What Your Invoice Must Include

I've seen freelancers leave off critical elements and then wonder why clients "forget" to pay. These aren't optional:

Non-Negotiable Invoice Elements:

  • Your business name and contact info — They need to know who to pay
  • Client's name/company — For their accounting records
  • Invoice number — Sequential, for tracking (INV-001, INV-002)
  • Invoice date — When you sent it
  • Due date — Specific date, not "Net 30"
  • Itemized services — What they're paying for
  • Total amount due — Large, obvious, impossible to miss
  • Payment instructions — Bank details, PayPal, payment link

Miss any of these and you're creating friction. Friction delays payment.

Creating an Invoice in 2 Minutes

I use a browser-based tool that generates professional invoices instantly. No signup, no software, no templates to fight with.

The process:

  1. Enter your business details (saved for next time in most tools)
  2. Add client information
  3. List your line items with descriptions and amounts
  4. Set payment terms and due date
  5. Download as PDF

Total time: about 2 minutes once you've done it once. The first invoice takes maybe 5 minutes to set up your business details.

The Late Fee Psychology

Here's something accountants know that freelancers often don't: late fees work even when you don't enforce them.

Companies with accounts payable departments prioritize invoices with late fee clauses. They don't want to explain to their boss why they paid an avoidable fee. Your invoice moves up the queue simply because the fee exists.

Standard late fee language:

"Invoices not paid within 30 days are subject to a 1.5% monthly late fee."

You can waive it for good clients. But having it there gives you leverage and priority.

Invoice Timing Matters More Than You Think

When you send the invoice affects when you get paid:

  • Invoice immediately upon completion — Client still remembers the value, urgency is high
  • Invoice on Monday-Tuesday — Billing departments process during the week, not weekends
  • Invoice early in the month — Many companies do payment runs on specific days (1st, 15th)
  • Invoice before their month-end — Accounting closes books and may defer new invoices to next month

Sending an invoice on Friday afternoon of a holiday weekend? It'll sit in an inbox for a week minimum.

The Follow-Up Sequence That Works

Most freelancers either follow up too aggressively or not at all. Here's the sequence I use:

Due date: Friendly reminder. "Hi [Name], just a reminder that invoice #1047 is due today.
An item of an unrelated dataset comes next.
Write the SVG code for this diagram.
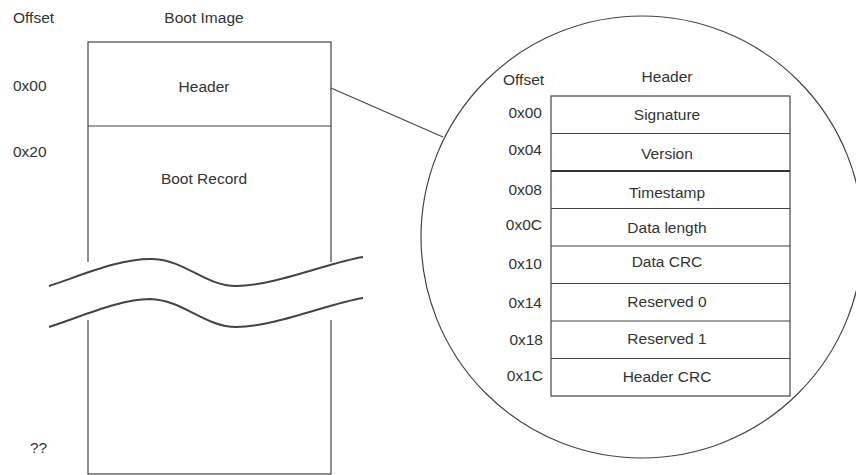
<svg xmlns="http://www.w3.org/2000/svg" width="856" height="475" viewBox="0 0 856 475">
<style>
text{font-family:"Liberation Sans",Arial,sans-serif;font-size:15.5px;fill:#333}
.c{text-anchor:middle}
.r{text-anchor:end}
.ln{fill:none;stroke:#444;stroke-width:1.2}
.wv{fill:none;stroke:#444;stroke-width:2}
</style>
<rect width="856" height="475" fill="#fff"/>
<g id="labels">
<text x="13" y="23">Offset</text>
<text x="204" y="23" class="c">Boot Image</text>
<text x="13" y="91">0x00</text>
<text x="13" y="157">0x20</text>
<text x="30" y="453">??</text>
</g>
<g id="boot-image">
<rect x="88" y="42" width="243" height="432" class="ln"/>
<line x1="88" y1="126" x2="331" y2="126" class="ln"/>
<text x="204" y="92" class="c">Header</text>
<text x="204" y="184" class="c">Boot Record</text>
</g>
<g id="break">
<path d="M0 0" fill="none"/>
<rect x="49" y="262" width="315" height="58" fill="#fff" stroke="none"/>
<path class="wv" d="M49 286 C80 276 120 258 153 259 C185 260 205 286 236 286 C275 286 330 262 363 257"/>
<path class="wv" d="M49 327 C80 317 120 299 150 299 C183 300 205 327 236 327 C275 327 330 303 363 298"/>
</g>
<g id="connectors">
<line x1="331" y1="88" x2="443" y2="137" class="ln"/>
</g>
<g id="zoom-circle">
<circle cx="642" cy="237" r="221" class="ln"/>
</g>
<g id="header-table">
<text x="503" y="85">Offset</text>
<text x="667" y="82" class="c">Header</text>
<rect x="551" y="96" width="239" height="300" class="ln"/>
<line x1="551" y1="133.5" x2="790" y2="133.5" class="ln"/>
<line x1="551" y1="171" x2="790" y2="171" stroke="#333" stroke-width="2"/>
<line x1="551" y1="208.5" x2="790" y2="208.5" class="ln"/>
<line x1="551" y1="246" x2="790" y2="246" class="ln"/>
<line x1="551" y1="283.5" x2="790" y2="283.5" class="ln"/>
<line x1="551" y1="321" x2="790" y2="321" class="ln"/>
<line x1="551" y1="358.5" x2="790" y2="358.5" class="ln"/>
<g id="row-0x00"><text x="542" y="118" class="r">0x00</text><text x="667" y="120" class="c">Signature</text></g>
<g id="row-0x04"><text x="542" y="155" class="r">0x04</text><text x="667" y="159" class="c">Version</text></g>
<g id="row-0x08"><text x="542" y="195" class="r">0x08</text><text x="667" y="198" class="c">Timestamp</text></g>
<g id="row-0x0C"><text x="542" y="230" class="r">0x0C</text><text x="667" y="233" class="c">Data length</text></g>
<g id="row-0x10"><text x="542" y="269" class="r">0x10</text><text x="667" y="267" class="c">Data CRC</text></g>
<g id="row-0x14"><text x="542" y="308" class="r">0x14</text><text x="667" y="307" class="c">Reserved 0</text></g>
<g id="row-0x18"><text x="543" y="345" class="r">0x18</text><text x="667" y="344" class="c">Reserved 1</text></g>
<g id="row-0x1C"><text x="543" y="381" class="r">0x1C</text><text x="667" y="382" class="c">Header CRC</text></g>
</g>
</svg>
Let me know if you have any questions!"

3 days overdue: Check-in. "Following up on invoice #1047—wanted to make sure it didn't get lost in the shuffle."
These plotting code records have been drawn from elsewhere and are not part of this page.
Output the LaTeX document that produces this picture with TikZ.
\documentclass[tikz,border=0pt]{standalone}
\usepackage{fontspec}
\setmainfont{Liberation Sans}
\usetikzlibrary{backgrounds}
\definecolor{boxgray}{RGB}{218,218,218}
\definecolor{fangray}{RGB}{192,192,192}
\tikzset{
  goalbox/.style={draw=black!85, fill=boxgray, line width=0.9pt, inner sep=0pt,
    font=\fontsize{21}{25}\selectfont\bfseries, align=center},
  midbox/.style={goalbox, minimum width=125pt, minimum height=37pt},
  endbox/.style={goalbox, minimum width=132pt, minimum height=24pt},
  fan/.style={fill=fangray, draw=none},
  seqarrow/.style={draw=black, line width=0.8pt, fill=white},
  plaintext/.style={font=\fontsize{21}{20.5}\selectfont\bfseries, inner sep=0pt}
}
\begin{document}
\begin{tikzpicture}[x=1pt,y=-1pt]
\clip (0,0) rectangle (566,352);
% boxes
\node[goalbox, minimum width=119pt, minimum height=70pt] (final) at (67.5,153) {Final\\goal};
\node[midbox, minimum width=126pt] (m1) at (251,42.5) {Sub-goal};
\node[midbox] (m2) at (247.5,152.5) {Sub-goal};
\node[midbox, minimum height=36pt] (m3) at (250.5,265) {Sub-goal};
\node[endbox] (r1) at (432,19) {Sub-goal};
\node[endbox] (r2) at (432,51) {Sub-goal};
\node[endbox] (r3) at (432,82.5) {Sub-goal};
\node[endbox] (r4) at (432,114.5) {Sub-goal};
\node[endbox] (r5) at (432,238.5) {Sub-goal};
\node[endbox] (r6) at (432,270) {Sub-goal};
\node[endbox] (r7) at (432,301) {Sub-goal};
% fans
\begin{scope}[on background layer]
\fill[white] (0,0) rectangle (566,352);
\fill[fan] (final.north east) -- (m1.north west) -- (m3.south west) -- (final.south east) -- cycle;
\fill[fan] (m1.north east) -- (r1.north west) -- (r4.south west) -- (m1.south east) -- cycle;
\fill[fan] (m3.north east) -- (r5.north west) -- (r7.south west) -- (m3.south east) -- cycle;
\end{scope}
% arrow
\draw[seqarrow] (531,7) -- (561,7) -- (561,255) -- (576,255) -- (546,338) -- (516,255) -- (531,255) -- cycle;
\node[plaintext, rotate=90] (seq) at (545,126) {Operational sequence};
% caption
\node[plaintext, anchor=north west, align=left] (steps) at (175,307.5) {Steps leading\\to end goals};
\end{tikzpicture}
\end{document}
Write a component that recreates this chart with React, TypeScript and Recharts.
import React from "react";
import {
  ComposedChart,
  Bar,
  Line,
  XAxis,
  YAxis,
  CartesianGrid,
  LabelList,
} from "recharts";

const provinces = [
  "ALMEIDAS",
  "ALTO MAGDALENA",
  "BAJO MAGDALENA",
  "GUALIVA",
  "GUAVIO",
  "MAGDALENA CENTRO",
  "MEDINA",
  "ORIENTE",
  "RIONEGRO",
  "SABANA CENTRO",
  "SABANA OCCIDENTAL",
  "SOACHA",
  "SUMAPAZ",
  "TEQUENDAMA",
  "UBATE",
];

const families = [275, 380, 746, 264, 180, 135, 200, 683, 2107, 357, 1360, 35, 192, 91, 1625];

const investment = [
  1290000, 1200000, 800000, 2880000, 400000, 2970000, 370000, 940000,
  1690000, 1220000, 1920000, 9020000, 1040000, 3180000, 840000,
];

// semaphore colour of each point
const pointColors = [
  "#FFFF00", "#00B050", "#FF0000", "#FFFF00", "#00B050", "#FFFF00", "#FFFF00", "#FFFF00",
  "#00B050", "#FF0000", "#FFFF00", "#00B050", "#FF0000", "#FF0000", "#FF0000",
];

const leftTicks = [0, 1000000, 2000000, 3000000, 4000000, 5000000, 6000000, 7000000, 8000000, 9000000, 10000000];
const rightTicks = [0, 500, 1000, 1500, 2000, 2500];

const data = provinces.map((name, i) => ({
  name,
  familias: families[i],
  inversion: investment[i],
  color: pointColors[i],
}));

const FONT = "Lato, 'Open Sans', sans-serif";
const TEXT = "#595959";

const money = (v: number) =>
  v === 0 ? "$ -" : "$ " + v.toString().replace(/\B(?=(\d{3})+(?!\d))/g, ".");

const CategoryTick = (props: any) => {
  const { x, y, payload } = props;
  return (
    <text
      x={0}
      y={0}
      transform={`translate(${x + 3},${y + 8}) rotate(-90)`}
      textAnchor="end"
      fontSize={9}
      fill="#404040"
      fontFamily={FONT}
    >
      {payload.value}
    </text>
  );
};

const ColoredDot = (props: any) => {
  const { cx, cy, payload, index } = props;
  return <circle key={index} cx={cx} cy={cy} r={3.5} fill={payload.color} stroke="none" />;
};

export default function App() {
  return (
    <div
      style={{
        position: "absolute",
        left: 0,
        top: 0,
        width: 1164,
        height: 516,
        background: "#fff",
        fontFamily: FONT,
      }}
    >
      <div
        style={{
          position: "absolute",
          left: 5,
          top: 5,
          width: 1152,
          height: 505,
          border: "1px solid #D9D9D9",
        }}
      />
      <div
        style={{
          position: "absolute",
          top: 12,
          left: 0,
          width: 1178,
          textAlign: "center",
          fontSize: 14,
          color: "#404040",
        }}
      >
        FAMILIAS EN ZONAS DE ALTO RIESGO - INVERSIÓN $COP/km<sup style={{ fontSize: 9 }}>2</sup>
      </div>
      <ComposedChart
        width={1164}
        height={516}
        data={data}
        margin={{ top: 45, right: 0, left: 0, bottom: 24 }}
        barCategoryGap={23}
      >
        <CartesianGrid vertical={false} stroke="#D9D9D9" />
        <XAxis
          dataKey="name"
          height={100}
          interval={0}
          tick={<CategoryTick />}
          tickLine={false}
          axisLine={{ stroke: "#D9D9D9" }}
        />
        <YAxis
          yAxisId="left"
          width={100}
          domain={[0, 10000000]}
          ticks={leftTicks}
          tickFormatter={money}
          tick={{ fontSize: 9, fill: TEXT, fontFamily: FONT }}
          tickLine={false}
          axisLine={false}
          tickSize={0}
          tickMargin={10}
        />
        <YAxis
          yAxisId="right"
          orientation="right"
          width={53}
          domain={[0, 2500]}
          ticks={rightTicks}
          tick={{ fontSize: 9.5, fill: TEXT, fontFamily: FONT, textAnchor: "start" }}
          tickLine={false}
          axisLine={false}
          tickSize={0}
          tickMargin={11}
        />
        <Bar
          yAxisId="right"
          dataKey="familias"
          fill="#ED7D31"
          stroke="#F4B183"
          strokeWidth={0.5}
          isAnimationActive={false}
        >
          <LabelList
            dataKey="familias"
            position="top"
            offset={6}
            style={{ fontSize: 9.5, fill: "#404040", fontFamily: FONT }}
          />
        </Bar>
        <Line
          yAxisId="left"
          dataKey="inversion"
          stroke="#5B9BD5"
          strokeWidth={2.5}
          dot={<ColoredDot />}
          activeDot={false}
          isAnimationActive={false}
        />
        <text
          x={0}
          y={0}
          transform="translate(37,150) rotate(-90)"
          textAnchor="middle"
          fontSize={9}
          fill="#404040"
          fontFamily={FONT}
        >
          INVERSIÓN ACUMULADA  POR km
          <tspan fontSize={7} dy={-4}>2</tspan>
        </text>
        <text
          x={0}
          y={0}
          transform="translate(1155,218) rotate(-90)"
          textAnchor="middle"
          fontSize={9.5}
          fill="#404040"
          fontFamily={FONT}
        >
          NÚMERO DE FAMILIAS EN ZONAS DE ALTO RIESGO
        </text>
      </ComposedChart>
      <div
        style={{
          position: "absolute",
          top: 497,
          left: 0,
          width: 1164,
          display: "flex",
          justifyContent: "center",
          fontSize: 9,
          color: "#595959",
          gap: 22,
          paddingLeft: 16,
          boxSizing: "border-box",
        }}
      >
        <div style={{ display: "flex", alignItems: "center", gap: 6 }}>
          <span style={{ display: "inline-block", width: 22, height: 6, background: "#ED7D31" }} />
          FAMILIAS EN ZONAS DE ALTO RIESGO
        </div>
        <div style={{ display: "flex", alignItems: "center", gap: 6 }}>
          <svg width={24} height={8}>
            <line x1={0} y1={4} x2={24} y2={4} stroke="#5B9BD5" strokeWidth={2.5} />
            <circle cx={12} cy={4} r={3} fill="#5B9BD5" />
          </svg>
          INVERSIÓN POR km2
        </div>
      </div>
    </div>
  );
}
7 days overdue: Firmer. "Invoice #1047 is now a week overdue. Please process payment at your earliest convenience. Per our terms, late fees apply after 14 days."

14 days overdue: Final notice. "Final notice: Invoice #1047 is 14 days overdue. A late fee of [amount] has been applied. Please remit payment within 48 hours."
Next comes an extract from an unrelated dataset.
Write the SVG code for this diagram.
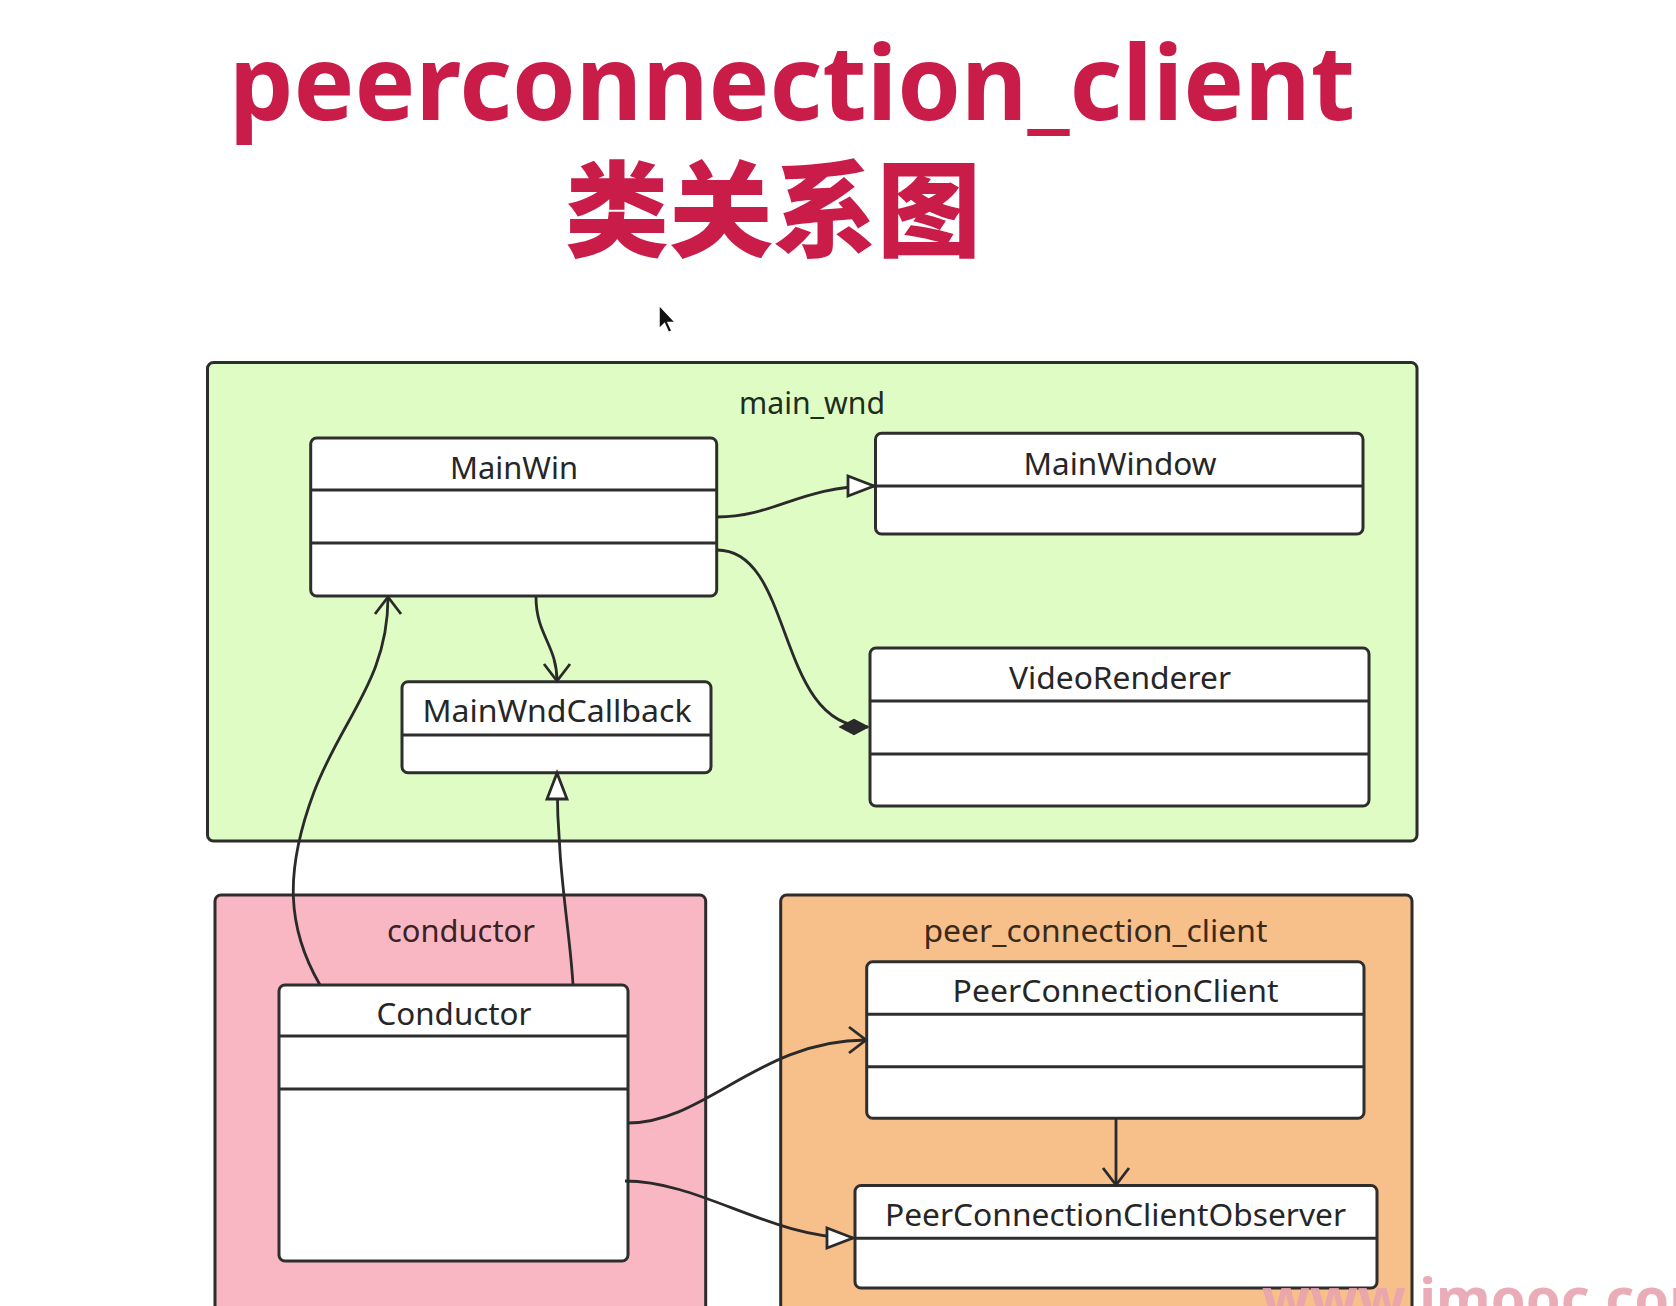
<svg xmlns="http://www.w3.org/2000/svg" width="1676" height="1306" viewBox="0 0 1676 1306">
<style>
.title{font-family:"Noto Sans","Open Sans","Liberation Sans",sans-serif;font-weight:700;fill:#C91C48}
.cjk{font-family:"Noto Sans CJK SC","Noto Sans",sans-serif;font-weight:900;fill:#C91C48}
.grp{stroke:#2c2c2c;stroke-width:3}
.box{fill:#ffffff;stroke:#2e2e2e;stroke-width:3}
.div{stroke:#2e2e2e;stroke-width:3}
.lbl{font-family:"Noto Sans","Open Sans","Liberation Sans",sans-serif;font-size:30px;fill:#262626;text-anchor:middle}
.conn{fill:none;stroke:#2a2a2a;stroke-width:2.8}
</style>
<defs>
<marker id="open" markerUnits="userSpaceOnUse" markerWidth="60" markerHeight="60" viewBox="-30 -30 60 60" refX="0" refY="0" orient="auto">
<path d="M-17,-13 L0,0 L-17,13" fill="none" stroke="#2a2a2a" stroke-width="2.8"/>
</marker>
<marker id="tri" markerUnits="userSpaceOnUse" markerWidth="60" markerHeight="60" viewBox="-30 -30 60 60" refX="0" refY="0" orient="auto">
<path d="M0,0 L-26,-10 L-26,10 Z" fill="#ffffff" stroke="#2a2a2a" stroke-width="2.8"/>
</marker>
<marker id="dia" markerUnits="userSpaceOnUse" markerWidth="60" markerHeight="60" viewBox="-30 -30 60 60" refX="0" refY="0" orient="auto">
<path d="M0,0 L-14,-7.5 L-28,0 L-14,7.5 Z" fill="#2a2a2a" stroke="#2a2a2a" stroke-width="1.5"/>
</marker>
</defs>
<rect width="1676" height="1306" fill="#ffffff"/>

<g id="title">
<text class="title" x="229" y="120" font-size="104" textLength="1126" lengthAdjust="spacingAndGlyphs">peerconnection_client</text>
<text class="cjk" x="773" y="249" font-size="104" text-anchor="middle">类关系图</text>
</g>

<g id="cursor">
<path d="M659,305 L659,329 L664.5,323.5 L668.5,332.5 L672,331 L668,322.5 L675.5,322.5 Z" fill="#111111" stroke="#ffffff" stroke-width="1.5"/>
</g>

<g id="group-main_wnd">
<rect class="grp" x="207.5" y="362.5" width="1209.5" height="478.5" rx="6" fill="#DEFCC4"/>
<text class="lbl" x="812" y="414" style="fill:#1f2d1c" textLength="146" lengthAdjust="spacingAndGlyphs">main_wnd</text>
</g>

<g id="group-conductor">
<rect class="grp" x="215" y="895" width="490.7" height="440" rx="6" fill="#F9B7C3"/>
<text class="lbl" x="461" y="941.7" style="fill:#3a2227" textLength="148" lengthAdjust="spacingAndGlyphs">conductor</text>
</g>

<g id="group-peer_connection_client">
<rect class="grp" x="780.7" y="895" width="631.3" height="440" rx="6" fill="#F7BF8A"/>
<text class="lbl" x="1095.5" y="941.7" style="fill:#3a2a1c" textLength="344" lengthAdjust="spacingAndGlyphs">peer_connection_client</text>
</g>

<g id="node-MainWin">
<rect class="box" x="310.7" y="438" width="406" height="158" rx="6"/>
<line class="div" x1="310.7" y1="490" x2="716.7" y2="490"/>
<line class="div" x1="310.7" y1="543" x2="716.7" y2="543"/>
<text class="lbl" x="514" y="479" textLength="128" lengthAdjust="spacingAndGlyphs">MainWin</text>
</g>

<g id="node-MainWindow">
<rect class="box" x="875.5" y="433.3" width="487.5" height="100.7" rx="6"/>
<line class="div" x1="875.5" y1="486" x2="1363" y2="486"/>
<text class="lbl" x="1120" y="475" textLength="193" lengthAdjust="spacingAndGlyphs">MainWindow</text>
</g>

<g id="node-VideoRenderer">
<rect class="box" x="870" y="648" width="499" height="158" rx="6"/>
<line class="div" x1="870" y1="701" x2="1369" y2="701"/>
<line class="div" x1="870" y1="754" x2="1369" y2="754"/>
<text class="lbl" x="1120" y="689" textLength="222" lengthAdjust="spacingAndGlyphs">VideoRenderer</text>
</g>

<g id="node-MainWndCallback">
<rect class="box" x="402" y="681.7" width="309" height="91" rx="6"/>
<line class="div" x1="402" y1="735" x2="711" y2="735"/>
<text class="lbl" x="557" y="721.7" textLength="269" lengthAdjust="spacingAndGlyphs">MainWndCallback</text>
</g>

<g id="node-Conductor">
<rect class="box" x="279" y="985" width="349" height="276" rx="6"/>
<line class="div" x1="279" y1="1036" x2="628" y2="1036"/>
<line class="div" x1="279" y1="1089" x2="628" y2="1089"/>
<text class="lbl" x="454" y="1025" textLength="155" lengthAdjust="spacingAndGlyphs">Conductor</text>
</g>

<g id="node-PeerConnectionClient">
<rect class="box" x="866.7" y="961.7" width="497.3" height="156.6" rx="6"/>
<line class="div" x1="866.7" y1="1014.3" x2="1364" y2="1014.3"/>
<line class="div" x1="866.7" y1="1066.7" x2="1364" y2="1066.7"/>
<text class="lbl" x="1115.6" y="1001.7" textLength="326" lengthAdjust="spacingAndGlyphs">PeerConnectionClient</text>
</g>

<g id="node-PeerConnectionClientObserver">
<rect class="box" x="855" y="1185.5" width="522" height="102.5" rx="6"/>
<line class="div" x1="855" y1="1238.3" x2="1377" y2="1238.3"/>
<text class="lbl" x="1115.5" y="1226" textLength="461" lengthAdjust="spacingAndGlyphs">PeerConnectionClientObserver</text>
</g>

<g id="connectors">
<path class="conn" d="M717,517 C775,517 800,486 874,486" marker-end="url(#tri)"/>
<path class="conn" d="M717,550 C795,550 775,727 868,727" marker-end="url(#dia)"/>
<path class="conn" d="M536,597 C536,635 557,645 557,681" marker-end="url(#open)"/>
<path class="conn" d="M320,985 C287,928 284,872 314,792 C342,718 388,680 388,597" marker-end="url(#open)"/>
<path class="conn" d="M573,985 C570,930 557,870 557,773" marker-end="url(#tri)"/>
<path class="conn" d="M628,1123 C705,1123 760,1040 866,1040" marker-end="url(#open)"/>
<path class="conn" d="M625,1181 C700,1181 770,1238 853,1238" marker-end="url(#tri)"/>
<path class="conn" d="M1116,1118 L1116,1185" marker-end="url(#open)"/>
</g>

<g id="watermark">
<text x="1262" y="1318" font-family="Noto Sans, Liberation Sans, sans-serif" font-weight="700" font-size="56" fill="#E8A3AE" fill-opacity="0.9">www.imooc.com</text>
</g>
</svg>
After 30 days, you're in collections territory. Most invoices never get there if you follow up consistently.

What Not to Waste Time On

Some things feel professional but don't affect payment:

  • Elaborate designs — Clean beats fancy. Don't spend hours on design.
  • Paper invoices — PDF via email is standard. Mailing paper is slow and often gets lost.
  • Multiple payment options — One clear option is better than five confusing ones.
  • Long payment terms — Net 60 or Net 90 doesn't make clients happier, just pays you later.

Start With Your Next Invoice

That $4,000 client I lost? The lesson wasn't about invoice software. It was about signaling professionalism in every client touchpoint.

Your invoice is often the last impression before they decide whether to hire you again. Make it clear, make it professional, make it easy to pay. The rest is details.